**DATA BLOCK:**
————

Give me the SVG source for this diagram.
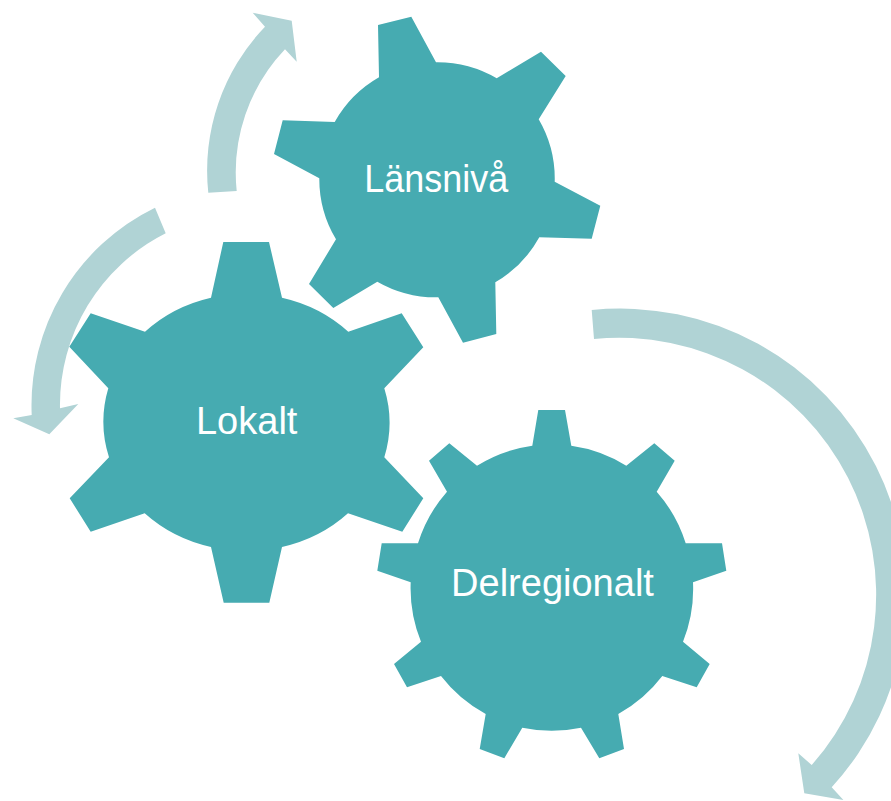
<svg xmlns="http://www.w3.org/2000/svg" width="891" height="801" viewBox="0 0 891 801">
<style>
.gear{fill:#46ABB1;}
.arrow{fill:#B0D3D5;}
.lbl{font-family:"Liberation Sans",Arial,sans-serif;font-size:38px;fill:#FFFFFF;text-anchor:middle;}
</style>
<rect width="891" height="801" fill="#FFFFFF"/>
<g id="connectors">
<path class="arrow" d="M208.3,192.7 A207.5,207.5 0 0 1 265,26.7 L252.7,12.7 L291.7,20.7 L296.7,61.7 L285,49.3 A179,179 0 0 0 236.7,191 Z"/>
<path class="arrow" d="M155,207.7 A220,220 0 0 0 31.7,415 L13.3,418.3 L49.3,434.3 L78.3,404 L60,408.3 A192,192 0 0 1 165.7,233.3 Z"/>
<path class="arrow" d="M591.7,310 A286,286 0 0 1 831.7,787.3 L843.4,799.9 L804.3,793.3 L798.3,753.3 L811.7,765 A257,257 0 0 0 594,339 Z"/>
</g>
<g id="gear-lansniva">
<path class="gear" d="M379,77.3 L378,25 L411.3,16.7 L436,62.3 A117.8,117.8 0 0 1 496.7,78.3 L541,51.7 L565.7,76 L538.7,119.3 A117.8,117.8 0 0 1 554.7,181.7 L600.3,205.7 L591.7,238.7 L539.3,237.3 A117.8,117.8 0 0 1 495.3,282.3 L496.3,334 L463,342.7 L438.3,297.3 A117.8,117.8 0 0 1 377.3,281.7 L333.3,308 L309,284 L336,239.3 A117.8,117.8 0 0 1 319.3,178.3 L274,154 L282.7,120.3 L334.7,122 A117.8,117.8 0 0 1 379,77.3 Z"/>
<text class="lbl" x="436.2" y="191.7" textLength="144" lengthAdjust="spacingAndGlyphs">Länsnivå</text>
</g>
<g id="gear-lokalt">
<path class="gear" d="M211,297.7 L223.3,242 L269,242 L282,297.7 A142.3,128.6 0 0 1 348.3,331.7 L401.7,313.3 L423.3,347.3 L384.3,388.3 A142.3,128.6 0 0 1 384.3,457.3 L423.3,498.3 L402.3,531.7 L348,513.3 A142.3,128.6 0 0 1 282,547 L269.3,602.7 L223.7,602.7 L211,547 A142.3,128.6 0 0 1 144.7,513.3 L90.7,531.7 L69.7,498.3 L109,457.3 A142.3,128.6 0 0 1 108.3,388.3 L69.3,346.7 L90.7,313.3 L145,331.7 A142.3,128.6 0 0 1 211,297.7 Z"/>
<text class="lbl" x="246.7" y="434">Lokalt</text>
</g>
<g id="gear-delregionalt">
<path class="gear" d="M532.3,445.7 L538.3,410 L565,410 L571.3,445.7 A142,142 0 0 1 626.3,465.7 L654.3,443.3 L674.7,460.7 L656.7,491.7 A142,142 0 0 1 685.7,543.3 L722,543.3 L726.3,570.7 L693,582.3 A142,142 0 0 1 683,641.7 L709.7,664 L696.7,687.3 L662.3,676 A142,142 0 0 1 618.3,714 L624,749 L599.3,758.3 L581,727.7 A142,142 0 0 1 522.3,727.7 L504.3,758.3 L479.7,749 L485.7,714 A142,142 0 0 1 441,676 L407,687.3 L394,664 L421,641.7 A142,142 0 0 1 410.7,582.3 L377.3,570.7 L381.7,543.3 L418,543.3 A142,142 0 0 1 447,491.7 L429,460.7 L449.3,443.3 L477,465.7 A142,142 0 0 1 532.3,445.7 Z"/>
<text class="lbl" x="552.5" y="595.7">Delregionalt</text>
</g>
</svg>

————

**WRITTEN EXERCISE:**
Copy out the data above exactly, except the pictures.

**CORRECT OUTPUT:**
Give me the SVG source for this diagram.
<svg xmlns="http://www.w3.org/2000/svg" width="891" height="801" viewBox="0 0 891 801">
<style>
.gear{fill:#46ABB1;}
.arrow{fill:#B0D3D5;}
.lbl{font-family:"Liberation Sans",Arial,sans-serif;font-size:38px;fill:#FFFFFF;text-anchor:middle;}
</style>
<rect width="891" height="801" fill="#FFFFFF"/>
<g id="connectors">
<path class="arrow" d="M208.3,192.7 A207.5,207.5 0 0 1 265,26.7 L252.7,12.7 L291.7,20.7 L296.7,61.7 L285,49.3 A179,179 0 0 0 236.7,191 Z"/>
<path class="arrow" d="M155,207.7 A220,220 0 0 0 31.7,415 L13.3,418.3 L49.3,434.3 L78.3,404 L60,408.3 A192,192 0 0 1 165.7,233.3 Z"/>
<path class="arrow" d="M591.7,310 A286,286 0 0 1 831.7,787.3 L843.4,799.9 L804.3,793.3 L798.3,753.3 L811.7,765 A257,257 0 0 0 594,339 Z"/>
</g>
<g id="gear-lansniva">
<path class="gear" d="M379,77.3 L378,25 L411.3,16.7 L436,62.3 A117.8,117.8 0 0 1 496.7,78.3 L541,51.7 L565.7,76 L538.7,119.3 A117.8,117.8 0 0 1 554.7,181.7 L600.3,205.7 L591.7,238.7 L539.3,237.3 A117.8,117.8 0 0 1 495.3,282.3 L496.3,334 L463,342.7 L438.3,297.3 A117.8,117.8 0 0 1 377.3,281.7 L333.3,308 L309,284 L336,239.3 A117.8,117.8 0 0 1 319.3,178.3 L274,154 L282.7,120.3 L334.7,122 A117.8,117.8 0 0 1 379,77.3 Z"/>
<text class="lbl" x="436.2" y="191.7" textLength="144" lengthAdjust="spacingAndGlyphs">Länsnivå</text>
</g>
<g id="gear-lokalt">
<path class="gear" d="M211,297.7 L223.3,242 L269,242 L282,297.7 A142.3,128.6 0 0 1 348.3,331.7 L401.7,313.3 L423.3,347.3 L384.3,388.3 A142.3,128.6 0 0 1 384.3,457.3 L423.3,498.3 L402.3,531.7 L348,513.3 A142.3,128.6 0 0 1 282,547 L269.3,602.7 L223.7,602.7 L211,547 A142.3,128.6 0 0 1 144.7,513.3 L90.7,531.7 L69.7,498.3 L109,457.3 A142.3,128.6 0 0 1 108.3,388.3 L69.3,346.7 L90.7,313.3 L145,331.7 A142.3,128.6 0 0 1 211,297.7 Z"/>
<text class="lbl" x="246.7" y="434">Lokalt</text>
</g>
<g id="gear-delregionalt">
<path class="gear" d="M532.3,445.7 L538.3,410 L565,410 L571.3,445.7 A142,142 0 0 1 626.3,465.7 L654.3,443.3 L674.7,460.7 L656.7,491.7 A142,142 0 0 1 685.7,543.3 L722,543.3 L726.3,570.7 L693,582.3 A142,142 0 0 1 683,641.7 L709.7,664 L696.7,687.3 L662.3,676 A142,142 0 0 1 618.3,714 L624,749 L599.3,758.3 L581,727.7 A142,142 0 0 1 522.3,727.7 L504.3,758.3 L479.7,749 L485.7,714 A142,142 0 0 1 441,676 L407,687.3 L394,664 L421,641.7 A142,142 0 0 1 410.7,582.3 L377.3,570.7 L381.7,543.3 L418,543.3 A142,142 0 0 1 447,491.7 L429,460.7 L449.3,443.3 L477,465.7 A142,142 0 0 1 532.3,445.7 Z"/>
<text class="lbl" x="552.5" y="595.7">Delregionalt</text>
</g>
</svg>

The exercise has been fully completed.